An effective connection of a heavy duty truck trailer to a truck tractor, either directly or via another trailer, includes a multi-function electrical connection. The connection is made by use of a cable having multiple (preferably seven) wires within it and connectors at the ends of the cable. SAE J560 governs the functions of those wires and of the terminals in the plug-like connector moieties at the cable ends and in the corresponding socket-like connector moieties with which the cable-end connectors are mateable. SAE J560 also governs the relative positions, the geometries and the dimensions of those matable connector moieties. Pursuant to SAE J560, the cable-end moieties are defined as plugs having female contact terminals, and the other moieties (mounted to the tractors and the trailers) are defined as sockets having male contact terminals.
In use of those cables, they commonly are mated to the tractor sockets on a long term basis. When a tractor is not connected to a trailer, the cable remains connected to the tractor, and the cable (which commonly is self-coiling) and its other end connector are stored at the rear of the tractor. It is the connector at the rear (trailer) end of the cable which far more frequently is mated to and unmated from a trailer socket, and which has its terminals exposed to the environment when it is unmated from a trailer socket. That environment can be hostile to the wellbeing of those terminals. As a consequence, the terminals in the plug at the rear end of the cable can be degraded so that they do not make sound contact with trailer socket terminals and need to be repaired or replaced. Other events, such as inadvertent dragging of an unmated cable-end plug on a road surface, can damage the terminals in the plug.
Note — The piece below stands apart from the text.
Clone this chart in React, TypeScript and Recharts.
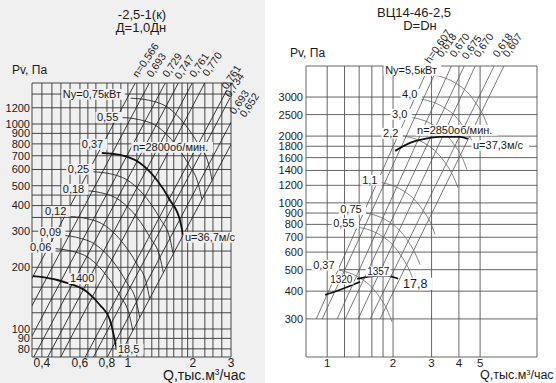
import React from 'react';
import { LineChart, Line, XAxis, YAxis, CartesianGrid, ReferenceDot } from 'recharts';

const FONT = '"Liberation Sans", Arial, Helvetica, sans-serif';
const BG_L = '#f0f0f0';

// ---------------- Left chart (-2,5-1(к)) ----------------
const L_xGrid = [0.36, 0.4, 0.445, 0.49, 0.54, 0.6, 0.653, 0.711, 0.8, 0.852, 0.928, 1, 1.1, 1.186, 1.29, 1.39, 1.515, 1.63, 1.78, 1.89, 2, 2.27, 2.475, 2.72, 3];
const L_xLabels = [0.4, 0.6, 0.8, 1, 2, 3];
const L_yGrid = [73, 80, 90, 100, 120, 140, 160, 200, 240, 300, 350, 400, 450, 500, 600, 700, 800, 900, 1000, 1200, 1400, 1585];
const L_yLabels = [80, 90, 100, 200, 300, 400, 500, 600, 700, 800, 900, 1000, 1200];

const L_n2800_Q = [0.758, 0.918, 1.137, 1.362, 1.565, 1.74, 1.8];
const L_n2800_P = [722, 706, 645, 533, 426, 340, 288];
const L_n1400_Q = [0.363, 0.404, 0.522, 0.646, 0.742, 0.825, 0.889];
const L_n1400_P = [181, 179, 168, 152, 131, 111, 79];

const L_a075_Q = [1.03, 1.25, 1.55, 1.85, 2.13, 2.37, 2.45];
const L_a075_P = [1336, 1306, 1193, 986, 788, 629, 533];
const L_a055_Q = [0.925, 1.12, 1.39, 1.66, 1.91, 2.12, 2.2];
const L_a055_P = [1076, 1052, 961, 794, 635, 507, 429];
const L_a025_Q = [0.682, 0.826, 1.023, 1.226, 1.409, 1.566, 1.62];
const L_a025_P = [585, 572, 522, 432, 345, 275, 233];
const L_a018_Q = [0.614, 0.744, 0.921, 1.103, 1.268, 1.409, 1.458];
const L_a018_P = [474, 463, 423, 350, 279, 223, 189];
const L_a012_Q = [0.531, 0.643, 0.796, 0.953, 1.096, 1.218, 1.26];
const L_a012_P = [354, 346, 316, 261, 209, 167, 141];
const L_a009_Q = [0.478, 0.578, 0.716, 0.858, 0.986, 1.096, 1.134];
const L_a009_P = [287, 280, 256, 212, 169, 135, 114];
const L_a006_Q = [0.443, 0.537, 0.665, 0.797, 0.916, 1.018, 1.053];
const L_a006_P = [247, 241, 221, 182, 146, 116, 98.5];

const L_diagTopQ = [1.112, 1.292, 1.531, 1.741, 2.04, 2.345, 2.873, 2.966, 3.125, 3.48];
const L_diagTopP = [1677, 1677, 1677, 1639, 1677, 1695, 1465, 1339, 1106, 1070];
const L_diagBotQ = [0.231, 0.27, 0.32, 0.367, 0.426, 0.489, 0.635, 0.693, 0.804, 0.909];
const L_diagBotP = [73, 73, 73, 73, 73, 73, 73, 73, 73, 73];
const L_etaText = ['n=0,566', '0,693', '0,729', '0,747', '0,761', '0,770', '0,761', '0,734', '0,693', '0,652'];

// ---------------- Right chart (ВЦ14-46-2,5) ----------------
const R_xGrid = [0.8, 1, 1.2, 1.4, 1.6, 1.8, 2, 3, 4, 5, 9.1];
const R_xLabels = [1, 2, 3, 4, 5];
const R_yGrid = [202, 300, 400, 500, 600, 700, 800, 900, 1000, 1200, 1400, 1600, 1800, 2000, 2500, 3000, 4140];
const R_yLabels = [300, 400, 500, 600, 700, 800, 900, 1000, 1200, 1400, 1600, 1800, 2000, 2500, 3000];

const R_n2850_Q = [2.045, 2.393, 2.66, 3.28, 4.05, 4.4];
const R_n2850_P = [1715, 1863, 1922, 1983, 1983, 1942];
const R_n1320_Q = [0.979, 1.147, 1.415];
const R_n1320_P = [385, 406, 441];
const R_n1357_Q = [1.371, 1.692, 1.879, 2.11];
const R_n1357_P = [455, 469, 469, 455];

const R_a55_Q = [3.05, 3.46, 3.92, 4.36, 4.74, 5.16, 5.43];
const R_a55_P = [3773, 3656, 3436, 3162, 2851, 2491, 2199];
const R_a40_Q = [2.69, 3.05, 3.46, 3.85, 4.18, 4.55, 4.79];
const R_a40_P = [2935, 2844, 2673, 2460, 2218, 1938, 1711];
const R_a30_Q = [2.45, 2.77, 3.14, 3.5, 3.8, 4.14, 4.35];
const R_a30_P = [2426, 2351, 2209, 2033, 1833, 1602, 1414];
const R_a22_Q = [2.22, 2.52, 2.86, 3.18, 3.46, 3.76, 3.96];
const R_a22_P = [2007, 1945, 1828, 1682, 1517, 1325, 1170];
const R_a11_Q = [1.75, 1.98, 2.25, 2.5, 2.72, 2.96, 3.11];
const R_a11_P = [1238, 1199, 1127, 1037, 935, 817, 721];
const R_a075_Q = [1.49, 1.69, 1.92, 2.13, 2.32, 2.52, 2.66];
const R_a075_P = [902, 874, 821, 756, 681, 595, 526];
const R_a055_Q = [1.38, 1.57, 1.78, 1.98, 2.15, 2.34, 2.47];
const R_a055_P = [777, 753, 708, 651, 587, 513, 453];
const R_a037_Q = [1.11, 1.26, 1.43, 1.59, 1.73, 1.88, 1.98];
const R_a037_P = [500, 484, 455, 419, 378, 330, 291];

const R_diagBotQ = [0.891, 0.949, 1.111, 1.208, 1.386, 1.571, 1.745];
const R_diagBotP = [300, 300, 300, 300, 300, 300, 300];
const R_diagTopQ = [2.95, 3.35, 3.84, 4.36, 4.94, 6.04, 6.7];
const R_diagTopP = [4228, 4500, 4500, 4406, 4500, 4500, 4500];
const R_etaText = ['h=0,607', '0,618', '0,670', '0,675', '0,670', '0,618', '0,607'];

// ---------------- helpers ----------------
type Pt = { q: number; p: number };
const zip = (qs: number[], ps: number[]): Pt[] => qs.map((q, i) => ({ q, p: ps[i] }));
const fmt = (v: number) => String(v).replace('.', ',');

type Anno = { q: number; p: number; text: string; rot?: number; size?: number; bg?: string };

const annoShape = (a: Anno) => (props: any) => {
  const cx = props.cx;
  const cy = props.cy;
  const size = a.size ?? 11;
  const w = a.text.length * size * 0.55;
  return (
    <g>
      {a.bg ? <rect x={cx - 1.5} y={cy - size * 0.82} width={w + 3} height={size * 0.98} fill={a.bg} /> : null}
      <text
        x={cx}
        y={cy}
        fontSize={size}
        fontFamily={FONT}
        fill="#1a1a1a"
        transform={a.rot ? `rotate(${a.rot} ${cx} ${cy})` : undefined}
      >
        {a.text}
      </text>
    </g>
  );
};

const L_annos: Anno[] = [
  { q: 0.5, p: 1339, text: 'Ny=0,75кВт', bg: BG_L },
  { q: 0.719, p: 1034, text: '0,55', bg: BG_L },
  { q: 0.612, p: 764, text: '0,37', bg: BG_L },
  { q: 0.527, p: 577, text: '0,25', bg: BG_L },
  { q: 0.5, p: 461, text: '0,18', bg: BG_L },
  { q: 0.413, p: 360, text: '0,12', bg: BG_L },
  { q: 0.391, p: 284, text: '0,09', bg: BG_L },
  { q: 0.352, p: 240, text: '0,06', bg: BG_L },
  { q: 0.539, p: 169, text: '1400', bg: BG_L },
  { q: 0.899, p: 76.4, text: '18,5', bg: BG_L },
  { q: 1.055, p: 738, text: 'n=2800об/мин.', bg: BG_L },
  { q: 1.836, p: 269, text: 'u=36,7м/с', bg: BG_L },
  ...L_etaText.map((t, i) => ({ q: L_diagTopQ[i], p: L_diagTopP[i], text: t, rot: -56, size: 10.5 })),
];

const R_annos: Anno[] = [
  { q: 1.84, p: 3811, text: 'Ny=5,5кВт', bg: '#fff' },
  { q: 2.2, p: 2971, text: '4,0', bg: '#fff' },
  { q: 1.98, p: 2414, text: '3,0', bg: '#fff' },
  { q: 1.8, p: 1983, text: '2,2', bg: '#fff' },
  { q: 2.576, p: 2046, text: 'n=2850об/мин.', bg: '#fff' },
  { q: 4.64, p: 1751, text: 'u=37,3м/с', bg: '#fff' },
  { q: 1.445, p: 1218, text: '1,1', bg: '#fff' },
  { q: 1.147, p: 901, text: '0,75', bg: '#fff' },
  { q: 1.065, p: 780, text: '0,55', bg: '#fff' },
  { q: 0.863, p: 504, text: '0,37', bg: '#fff' },
  { q: 1.032, p: 436, text: '1320', size: 10, bg: '#fff' },
  { q: 1.523, p: 474, text: '1357', size: 10, bg: '#fff' },
  { q: 2.223, p: 414, text: '17,8', size: 12.5, bg: '#fff' },
  ...R_etaText.map((t, i) => ({ q: R_diagTopQ[i], p: R_diagTopP[i], text: t, rot: -55, size: 10.5 })),
];

const tickLx = { fontSize: 12, fill: '#1a1a1a', fontFamily: FONT };
const tickLy = { fontSize: 11, fill: '#1a1a1a', fontFamily: FONT };
const tickR = { fontSize: 11, fill: '#1a1a1a', fontFamily: FONT };

function LeftChart() {
  const thin = [
    zip(L_a075_Q, L_a075_P), zip(L_a055_Q, L_a055_P), zip(L_a025_Q, L_a025_P),
    zip(L_a018_Q, L_a018_P), zip(L_a012_Q, L_a012_P), zip(L_a009_Q, L_a009_P), zip(L_a006_Q, L_a006_P),
  ];
  const diags = L_diagTopQ.map((_, i) => [
    { q: L_diagBotQ[i], p: L_diagBotP[i] },
    { q: L_diagTopQ[i], p: L_diagTopP[i] },
  ]);
  return (
    <LineChart width={270} height={383} margin={{ top: 83, right: 39, bottom: 0, left: 0 }}>
      <CartesianGrid stroke="#333" strokeWidth={0.9} />
      <XAxis type="number" dataKey="q" scale="log" domain={[0.36, 3]} allowDataOverflow ticks={L_xGrid} interval={0}
        tickFormatter={(v: number) => (L_xLabels.includes(v) ? fmt(v) : '')}
        tickLine={false} axisLine={false} tickSize={0} tickMargin={1} height={26} tick={tickLx} />
      <YAxis type="number" dataKey="p" scale="log" domain={[73, 1585]} allowDataOverflow ticks={L_yGrid} interval={0}
        tickFormatter={(v: number) => (L_yLabels.includes(v) ? String(v) : '')}
        tickLine={false} axisLine={false} tickSize={0} tickMargin={2} width={32} tick={tickLy} />
      {diags.map((d, i) => (
        <Line key={'d' + i} data={d} dataKey="p" type="linear" stroke="#222" strokeWidth={0.9} dot={false} activeDot={false} isAnimationActive={false} />
      ))}
      {thin.map((d, i) => (
        <Line key={'a' + i} data={d} dataKey="p" type="monotone" stroke="#222" strokeWidth={0.9} dot={false} activeDot={false} isAnimationActive={false} />
      ))}
      <Line data={zip(L_n2800_Q, L_n2800_P)} dataKey="p" type="monotone" stroke="#111" strokeWidth={1.8} dot={false} activeDot={false} isAnimationActive={false} />
      <Line data={zip(L_n1400_Q, L_n1400_P)} dataKey="p" type="monotone" stroke="#111" strokeWidth={1.8} dot={false} activeDot={false} isAnimationActive={false} />
      {L_annos.map((a, i) => (
        <ReferenceDot key={'la' + i} x={a.q} y={a.p} r={0} ifOverflow="visible" shape={annoShape(a)} />
      ))}
    </LineChart>
  );
}

function RightChart() {
  const thin = [
    zip(R_a55_Q, R_a55_P), zip(R_a40_Q, R_a40_P), zip(R_a30_Q, R_a30_P), zip(R_a22_Q, R_a22_P),
    zip(R_a11_Q, R_a11_P), zip(R_a075_Q, R_a075_P), zip(R_a055_Q, R_a055_P), zip(R_a037_Q, R_a037_P),
  ];
  const diags = R_diagTopQ.map((_, i) => [
    { q: R_diagBotQ[i], p: R_diagBotP[i] },
    { q: R_diagTopQ[i], p: R_diagTopP[i] },
  ]);
  return (
    <LineChart width={286} height={383} margin={{ top: 66, right: 19, bottom: 0, left: 0 }}>
      <CartesianGrid stroke="#555" strokeWidth={0.9} />
      <XAxis type="number" dataKey="q" scale="log" domain={[0.8, 9.1]} allowDataOverflow ticks={R_xGrid} interval={0}
        tickFormatter={(v: number) => (R_xLabels.includes(v) ? fmt(v) : '')}
        tickLine={false} axisLine={false} tickSize={0} tickMargin={2} height={26} tick={{ ...tickR, fontSize: 11.5 }} />
      <YAxis type="number" dataKey="p" scale="log" domain={[202, 4140]} allowDataOverflow ticks={R_yGrid} interval={0}
        tickFormatter={(v: number) => (R_yLabels.includes(v) ? String(v) : '')}
        tickLine={false} axisLine={false} tickSize={0} tickMargin={3} width={36} tick={tickR} />
      {diags.map((d, i) => (
        <Line key={'d' + i} data={d} dataKey="p" type="linear" stroke="#555" strokeWidth={0.8} dot={false} activeDot={false} isAnimationActive={false} />
      ))}
      {thin.map((d, i) => (
        <Line key={'a' + i} data={d} dataKey="p" type="monotone" stroke="#666" strokeWidth={0.8} dot={false} activeDot={false} isAnimationActive={false} />
      ))}
      <Line data={zip(R_n2850_Q, R_n2850_P)} dataKey="p" type="monotone" stroke="#111" strokeWidth={1.9} dot={false} activeDot={false} isAnimationActive={false} />
      <Line data={zip(R_n1320_Q, R_n1320_P)} dataKey="p" type="monotone" stroke="#111" strokeWidth={1.8} dot={false} activeDot={false} isAnimationActive={false} />
      <Line data={zip(R_n1357_Q, R_n1357_P)} dataKey="p" type="monotone" stroke="#111" strokeWidth={1.8} dot={false} activeDot={false} isAnimationActive={false} />
      {R_annos.map((a, i) => (
        <ReferenceDot key={'ra' + i} x={a.q} y={a.p} r={0} ifOverflow="visible" shape={annoShape(a)} />
      ))}
    </LineChart>
  );
}

const T = (p: { left: number; top: number; size: number; center?: boolean; children: React.ReactNode }) => (
  <div
    style={{
      position: 'absolute',
      left: p.left,
      top: p.top,
      fontSize: p.size,
      lineHeight: 1,
      whiteSpace: 'nowrap',
      transform: p.center ? 'translateX(-50%)' : undefined,
      fontFamily: FONT,
      color: '#1a1a1a',
    }}
  >
    {p.children}
  </div>
);

const Cube = () => <span style={{ fontSize: '0.6em', position: 'relative', top: '-0.6em' }}>3</span>;

export default function App() {
  return (
    <div style={{ position: 'absolute', left: 0, top: 0, width: 556, height: 383, background: '#fff', overflow: 'hidden' }}>
      <div style={{ position: 'absolute', left: 0, top: 0, width: 265, height: 383, background: BG_L }} />
      <div style={{ position: 'absolute', left: 0, top: 0 }}>
        <LeftChart />
      </div>
      <div style={{ position: 'absolute', left: 270, top: 0 }}>
        <RightChart />
      </div>
      <T left={142} top={8} size={13} center>-2,5-1(к)</T>
      <T left={141} top={21} size={13} center>Д=1,0Дн</T>
      <T left={12} top={64} size={12}>Pv, Па</T>
      <T left={163} top={368} size={14}>Q,тыс.м<Cube />/час</T>
      <T left={414} top={6} size={13} center>ВЦ14-46-2,5</T>
      <T left={420} top={19} size={13} center>D=Dн</T>
      <T left={290} top={47} size={12}>Pv, Па</T>
      <T left={480} top={369} size={12.5}>Q,тыс.м<Cube />/час</T>
    </div>
  );
}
Heretofore, the cable-end connector plugs have been designed, manufactured and assembled in ways which either make it difficult to repair damaged plug terminals or make it necessary to replace the entire cable with its connectors to achieve the desired correction. Plug terminal repairs (or replacements) are either difficult and time consuming or costly to accomplish. A need exists for a way to repair or replace damaged terminals in such cable-end plugs quickly, effectively and economically.